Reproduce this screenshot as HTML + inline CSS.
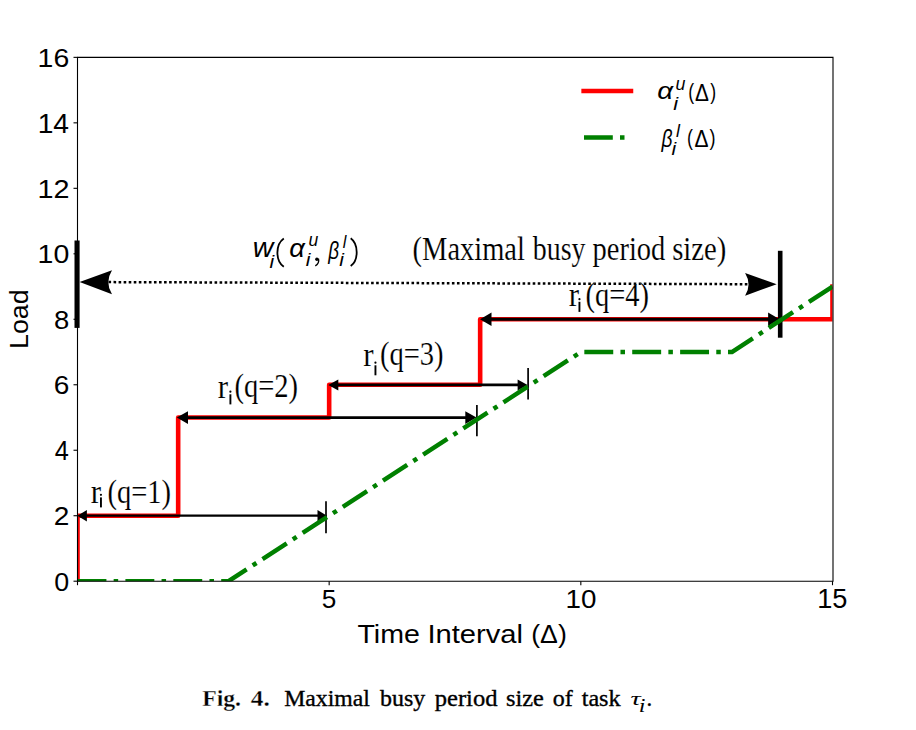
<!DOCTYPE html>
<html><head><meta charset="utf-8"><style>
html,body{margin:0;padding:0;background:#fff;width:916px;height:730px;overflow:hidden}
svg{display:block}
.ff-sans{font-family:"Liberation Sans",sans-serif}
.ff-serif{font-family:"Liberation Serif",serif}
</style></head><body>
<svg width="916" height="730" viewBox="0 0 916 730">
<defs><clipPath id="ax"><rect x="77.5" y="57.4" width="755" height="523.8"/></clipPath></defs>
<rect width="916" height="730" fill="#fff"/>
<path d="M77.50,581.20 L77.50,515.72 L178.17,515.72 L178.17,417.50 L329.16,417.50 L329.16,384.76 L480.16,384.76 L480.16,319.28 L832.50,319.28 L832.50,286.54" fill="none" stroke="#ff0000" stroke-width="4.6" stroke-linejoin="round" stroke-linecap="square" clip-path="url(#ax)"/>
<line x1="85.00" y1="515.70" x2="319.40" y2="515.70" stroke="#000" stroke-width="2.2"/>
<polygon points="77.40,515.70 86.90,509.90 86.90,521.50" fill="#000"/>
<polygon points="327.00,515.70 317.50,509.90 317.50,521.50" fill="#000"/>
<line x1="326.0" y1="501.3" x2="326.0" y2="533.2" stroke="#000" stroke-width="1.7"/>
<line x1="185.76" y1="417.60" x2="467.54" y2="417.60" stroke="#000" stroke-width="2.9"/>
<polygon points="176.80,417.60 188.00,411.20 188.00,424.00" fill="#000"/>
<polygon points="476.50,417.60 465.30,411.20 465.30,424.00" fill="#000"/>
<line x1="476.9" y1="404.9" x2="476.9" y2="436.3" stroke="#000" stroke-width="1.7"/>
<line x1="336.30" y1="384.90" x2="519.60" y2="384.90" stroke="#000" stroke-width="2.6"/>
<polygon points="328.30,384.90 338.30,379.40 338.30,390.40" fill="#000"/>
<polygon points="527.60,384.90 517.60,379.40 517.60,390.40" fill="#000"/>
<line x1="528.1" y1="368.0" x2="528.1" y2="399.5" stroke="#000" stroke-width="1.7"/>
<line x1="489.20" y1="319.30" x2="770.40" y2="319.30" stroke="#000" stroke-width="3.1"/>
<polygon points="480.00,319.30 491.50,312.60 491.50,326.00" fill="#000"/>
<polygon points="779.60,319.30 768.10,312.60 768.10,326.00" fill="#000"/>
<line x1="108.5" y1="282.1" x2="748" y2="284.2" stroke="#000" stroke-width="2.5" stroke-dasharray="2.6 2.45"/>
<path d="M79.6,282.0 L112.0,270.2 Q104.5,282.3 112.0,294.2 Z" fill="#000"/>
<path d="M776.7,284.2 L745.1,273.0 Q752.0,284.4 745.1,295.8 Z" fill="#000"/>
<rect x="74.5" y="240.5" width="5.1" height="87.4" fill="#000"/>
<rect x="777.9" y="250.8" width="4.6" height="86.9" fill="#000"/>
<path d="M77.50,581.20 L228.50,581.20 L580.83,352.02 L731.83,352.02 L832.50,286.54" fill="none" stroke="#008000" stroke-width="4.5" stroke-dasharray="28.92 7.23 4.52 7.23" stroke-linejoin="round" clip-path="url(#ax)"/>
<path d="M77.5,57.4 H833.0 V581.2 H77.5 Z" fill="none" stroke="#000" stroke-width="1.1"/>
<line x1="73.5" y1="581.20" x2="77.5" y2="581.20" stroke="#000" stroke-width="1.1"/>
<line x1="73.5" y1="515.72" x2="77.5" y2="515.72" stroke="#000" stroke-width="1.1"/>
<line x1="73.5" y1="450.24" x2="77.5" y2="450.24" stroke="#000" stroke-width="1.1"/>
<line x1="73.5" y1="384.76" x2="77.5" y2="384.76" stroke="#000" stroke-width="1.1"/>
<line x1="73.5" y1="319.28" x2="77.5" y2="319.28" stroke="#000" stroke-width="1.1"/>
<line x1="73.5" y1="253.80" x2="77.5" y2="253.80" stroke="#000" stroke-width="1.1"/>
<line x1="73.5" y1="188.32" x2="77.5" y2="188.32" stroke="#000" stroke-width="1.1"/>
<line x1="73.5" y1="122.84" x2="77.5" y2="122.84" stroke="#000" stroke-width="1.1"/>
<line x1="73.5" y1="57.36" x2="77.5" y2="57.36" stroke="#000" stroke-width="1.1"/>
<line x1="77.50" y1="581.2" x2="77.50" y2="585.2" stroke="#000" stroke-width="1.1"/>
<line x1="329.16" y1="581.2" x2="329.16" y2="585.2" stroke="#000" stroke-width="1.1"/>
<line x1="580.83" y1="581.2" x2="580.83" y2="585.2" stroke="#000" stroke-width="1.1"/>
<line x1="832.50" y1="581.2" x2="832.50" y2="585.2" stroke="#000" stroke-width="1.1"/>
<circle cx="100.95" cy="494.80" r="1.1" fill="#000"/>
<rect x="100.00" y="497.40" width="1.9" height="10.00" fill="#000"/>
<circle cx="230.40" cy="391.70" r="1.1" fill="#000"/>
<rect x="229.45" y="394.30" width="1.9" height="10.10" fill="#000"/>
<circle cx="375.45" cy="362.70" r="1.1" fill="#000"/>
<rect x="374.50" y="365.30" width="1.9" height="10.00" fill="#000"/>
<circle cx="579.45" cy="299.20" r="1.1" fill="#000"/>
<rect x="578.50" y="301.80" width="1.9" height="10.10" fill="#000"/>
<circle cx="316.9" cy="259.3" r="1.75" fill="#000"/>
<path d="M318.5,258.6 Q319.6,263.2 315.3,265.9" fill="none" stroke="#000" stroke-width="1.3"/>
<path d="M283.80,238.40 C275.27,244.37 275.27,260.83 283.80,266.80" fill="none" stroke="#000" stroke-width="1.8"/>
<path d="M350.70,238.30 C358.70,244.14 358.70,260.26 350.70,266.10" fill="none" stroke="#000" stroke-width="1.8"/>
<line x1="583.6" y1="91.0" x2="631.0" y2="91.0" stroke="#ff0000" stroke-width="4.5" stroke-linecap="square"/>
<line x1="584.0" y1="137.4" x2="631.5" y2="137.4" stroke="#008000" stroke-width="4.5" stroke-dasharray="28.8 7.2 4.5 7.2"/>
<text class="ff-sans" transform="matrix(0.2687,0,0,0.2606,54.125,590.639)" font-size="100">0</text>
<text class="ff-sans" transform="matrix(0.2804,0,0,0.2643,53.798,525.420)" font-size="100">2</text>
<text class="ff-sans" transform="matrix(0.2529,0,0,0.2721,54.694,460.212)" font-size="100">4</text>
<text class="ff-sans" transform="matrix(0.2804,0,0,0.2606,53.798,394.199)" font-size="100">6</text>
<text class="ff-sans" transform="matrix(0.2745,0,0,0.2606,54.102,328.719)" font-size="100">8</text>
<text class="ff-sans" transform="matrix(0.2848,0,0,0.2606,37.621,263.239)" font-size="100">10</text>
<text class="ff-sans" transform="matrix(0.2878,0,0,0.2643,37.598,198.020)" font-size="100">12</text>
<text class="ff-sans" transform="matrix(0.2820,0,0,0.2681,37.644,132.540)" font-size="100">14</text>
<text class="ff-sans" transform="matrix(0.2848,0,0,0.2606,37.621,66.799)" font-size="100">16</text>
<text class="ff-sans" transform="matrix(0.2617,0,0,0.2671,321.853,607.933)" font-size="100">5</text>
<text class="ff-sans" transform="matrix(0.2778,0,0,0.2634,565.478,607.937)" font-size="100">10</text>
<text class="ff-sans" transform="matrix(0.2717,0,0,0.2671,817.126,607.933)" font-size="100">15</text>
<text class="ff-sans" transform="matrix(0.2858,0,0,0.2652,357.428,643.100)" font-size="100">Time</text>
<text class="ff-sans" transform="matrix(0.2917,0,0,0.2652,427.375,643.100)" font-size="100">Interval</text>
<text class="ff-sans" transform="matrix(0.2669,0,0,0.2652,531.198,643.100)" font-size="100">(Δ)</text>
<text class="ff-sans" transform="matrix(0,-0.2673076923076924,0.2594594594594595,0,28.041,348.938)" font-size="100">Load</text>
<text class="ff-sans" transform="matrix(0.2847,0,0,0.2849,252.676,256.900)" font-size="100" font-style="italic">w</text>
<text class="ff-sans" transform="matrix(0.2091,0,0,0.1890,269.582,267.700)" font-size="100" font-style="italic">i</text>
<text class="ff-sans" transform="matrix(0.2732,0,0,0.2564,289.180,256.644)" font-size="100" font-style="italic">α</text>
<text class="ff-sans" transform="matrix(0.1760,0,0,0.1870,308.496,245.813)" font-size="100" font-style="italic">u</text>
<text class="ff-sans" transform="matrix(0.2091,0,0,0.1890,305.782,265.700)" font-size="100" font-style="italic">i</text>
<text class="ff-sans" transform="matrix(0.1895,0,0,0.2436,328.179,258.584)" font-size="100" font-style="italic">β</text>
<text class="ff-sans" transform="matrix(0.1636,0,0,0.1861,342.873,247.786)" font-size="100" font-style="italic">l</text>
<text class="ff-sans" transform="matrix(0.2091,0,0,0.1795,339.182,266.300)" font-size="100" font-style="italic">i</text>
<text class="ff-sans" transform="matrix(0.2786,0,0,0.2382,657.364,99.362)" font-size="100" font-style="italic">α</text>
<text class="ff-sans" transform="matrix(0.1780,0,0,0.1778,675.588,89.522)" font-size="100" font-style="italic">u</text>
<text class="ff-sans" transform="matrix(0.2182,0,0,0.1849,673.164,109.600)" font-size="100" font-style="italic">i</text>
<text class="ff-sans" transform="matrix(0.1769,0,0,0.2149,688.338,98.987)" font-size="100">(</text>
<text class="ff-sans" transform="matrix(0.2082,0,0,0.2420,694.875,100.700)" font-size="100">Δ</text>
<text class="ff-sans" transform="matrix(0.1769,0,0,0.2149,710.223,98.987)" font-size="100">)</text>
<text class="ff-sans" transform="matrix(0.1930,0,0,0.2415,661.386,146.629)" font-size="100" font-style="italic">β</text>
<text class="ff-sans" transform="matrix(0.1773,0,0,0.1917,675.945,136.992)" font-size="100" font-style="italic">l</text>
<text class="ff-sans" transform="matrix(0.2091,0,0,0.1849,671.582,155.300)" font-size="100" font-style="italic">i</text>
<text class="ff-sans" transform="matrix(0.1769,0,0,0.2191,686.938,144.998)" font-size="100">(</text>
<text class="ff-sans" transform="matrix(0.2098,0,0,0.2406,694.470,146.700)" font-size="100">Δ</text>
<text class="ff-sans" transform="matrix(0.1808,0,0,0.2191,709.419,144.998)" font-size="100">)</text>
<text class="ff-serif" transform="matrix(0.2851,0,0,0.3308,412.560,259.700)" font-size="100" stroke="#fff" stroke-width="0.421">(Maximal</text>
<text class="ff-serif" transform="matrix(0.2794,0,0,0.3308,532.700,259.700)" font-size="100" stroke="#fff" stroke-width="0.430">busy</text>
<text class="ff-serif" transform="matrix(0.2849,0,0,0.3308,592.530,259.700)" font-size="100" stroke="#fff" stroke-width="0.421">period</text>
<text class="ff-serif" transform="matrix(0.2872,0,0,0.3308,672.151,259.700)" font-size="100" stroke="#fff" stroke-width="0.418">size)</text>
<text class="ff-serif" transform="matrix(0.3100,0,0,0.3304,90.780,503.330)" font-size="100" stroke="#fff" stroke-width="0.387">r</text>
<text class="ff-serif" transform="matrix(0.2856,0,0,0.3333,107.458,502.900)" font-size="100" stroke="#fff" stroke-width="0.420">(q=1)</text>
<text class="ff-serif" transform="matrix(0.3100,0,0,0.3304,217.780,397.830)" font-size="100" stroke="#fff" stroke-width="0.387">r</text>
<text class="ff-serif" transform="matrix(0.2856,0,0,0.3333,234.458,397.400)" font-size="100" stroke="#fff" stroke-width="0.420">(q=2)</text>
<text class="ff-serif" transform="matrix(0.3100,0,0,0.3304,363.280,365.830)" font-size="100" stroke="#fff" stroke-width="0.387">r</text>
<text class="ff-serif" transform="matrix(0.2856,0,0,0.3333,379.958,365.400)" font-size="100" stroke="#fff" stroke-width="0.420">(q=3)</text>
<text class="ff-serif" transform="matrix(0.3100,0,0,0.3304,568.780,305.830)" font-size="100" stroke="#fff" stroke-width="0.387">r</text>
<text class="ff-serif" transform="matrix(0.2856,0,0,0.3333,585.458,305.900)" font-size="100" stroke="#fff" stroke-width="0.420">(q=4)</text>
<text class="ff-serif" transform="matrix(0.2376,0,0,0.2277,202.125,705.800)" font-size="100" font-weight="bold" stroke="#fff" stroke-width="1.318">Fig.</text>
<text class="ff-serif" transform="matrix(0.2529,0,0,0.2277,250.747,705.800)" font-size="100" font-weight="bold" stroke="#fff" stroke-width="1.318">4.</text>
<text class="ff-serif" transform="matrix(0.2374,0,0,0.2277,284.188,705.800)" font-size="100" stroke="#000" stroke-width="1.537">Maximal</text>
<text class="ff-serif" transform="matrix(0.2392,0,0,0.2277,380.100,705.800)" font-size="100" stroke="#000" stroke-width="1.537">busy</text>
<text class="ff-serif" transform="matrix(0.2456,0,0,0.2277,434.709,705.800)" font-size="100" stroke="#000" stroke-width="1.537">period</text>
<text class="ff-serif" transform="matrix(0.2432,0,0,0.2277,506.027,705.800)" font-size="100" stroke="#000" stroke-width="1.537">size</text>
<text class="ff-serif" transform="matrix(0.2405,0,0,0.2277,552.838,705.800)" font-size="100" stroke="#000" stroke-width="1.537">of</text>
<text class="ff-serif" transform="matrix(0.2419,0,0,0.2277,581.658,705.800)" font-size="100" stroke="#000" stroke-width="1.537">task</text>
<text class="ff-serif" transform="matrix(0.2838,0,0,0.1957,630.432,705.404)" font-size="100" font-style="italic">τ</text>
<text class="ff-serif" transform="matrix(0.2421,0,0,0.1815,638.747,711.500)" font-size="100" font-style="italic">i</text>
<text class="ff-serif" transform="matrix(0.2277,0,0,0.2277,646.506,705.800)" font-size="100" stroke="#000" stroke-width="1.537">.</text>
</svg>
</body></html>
————
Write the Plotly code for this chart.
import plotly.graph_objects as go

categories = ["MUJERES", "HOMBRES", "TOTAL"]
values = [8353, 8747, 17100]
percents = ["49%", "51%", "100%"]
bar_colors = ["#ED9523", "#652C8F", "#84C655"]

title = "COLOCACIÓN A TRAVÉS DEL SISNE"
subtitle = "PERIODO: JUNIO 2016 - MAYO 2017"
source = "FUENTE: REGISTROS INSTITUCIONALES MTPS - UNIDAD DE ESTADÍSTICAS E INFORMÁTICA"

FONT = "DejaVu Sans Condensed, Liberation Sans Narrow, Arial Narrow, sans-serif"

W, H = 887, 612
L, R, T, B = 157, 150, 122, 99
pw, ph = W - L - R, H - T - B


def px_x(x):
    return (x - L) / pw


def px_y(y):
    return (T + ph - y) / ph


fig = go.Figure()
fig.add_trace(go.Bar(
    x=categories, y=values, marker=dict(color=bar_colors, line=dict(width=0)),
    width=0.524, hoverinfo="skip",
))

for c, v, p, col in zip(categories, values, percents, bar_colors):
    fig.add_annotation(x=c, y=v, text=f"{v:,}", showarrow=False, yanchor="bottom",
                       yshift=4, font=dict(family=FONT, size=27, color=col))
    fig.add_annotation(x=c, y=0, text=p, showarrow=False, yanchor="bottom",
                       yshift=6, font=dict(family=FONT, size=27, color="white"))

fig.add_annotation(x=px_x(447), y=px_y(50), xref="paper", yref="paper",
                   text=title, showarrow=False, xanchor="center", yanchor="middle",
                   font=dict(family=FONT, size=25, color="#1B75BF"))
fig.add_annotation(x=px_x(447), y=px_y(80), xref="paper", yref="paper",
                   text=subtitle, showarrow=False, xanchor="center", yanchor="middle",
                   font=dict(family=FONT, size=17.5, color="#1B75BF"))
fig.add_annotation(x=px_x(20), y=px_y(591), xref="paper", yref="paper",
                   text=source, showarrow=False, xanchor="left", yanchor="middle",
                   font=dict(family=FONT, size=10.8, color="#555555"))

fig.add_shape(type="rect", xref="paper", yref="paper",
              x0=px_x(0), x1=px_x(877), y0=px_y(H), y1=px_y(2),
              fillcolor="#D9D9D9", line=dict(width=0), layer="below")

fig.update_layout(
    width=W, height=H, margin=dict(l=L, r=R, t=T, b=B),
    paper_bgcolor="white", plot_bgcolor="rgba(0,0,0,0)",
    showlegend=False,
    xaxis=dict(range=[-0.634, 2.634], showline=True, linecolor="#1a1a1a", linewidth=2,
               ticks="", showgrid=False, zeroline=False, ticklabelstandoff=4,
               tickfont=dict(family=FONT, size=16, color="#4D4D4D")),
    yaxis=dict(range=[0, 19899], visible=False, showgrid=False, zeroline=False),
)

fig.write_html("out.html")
————
Copy each line that contains the word "this".

§ REPLY TO THE TASK
Reproduce this screenshot as HTML + inline CSS.
Write the Plotly code for this chart.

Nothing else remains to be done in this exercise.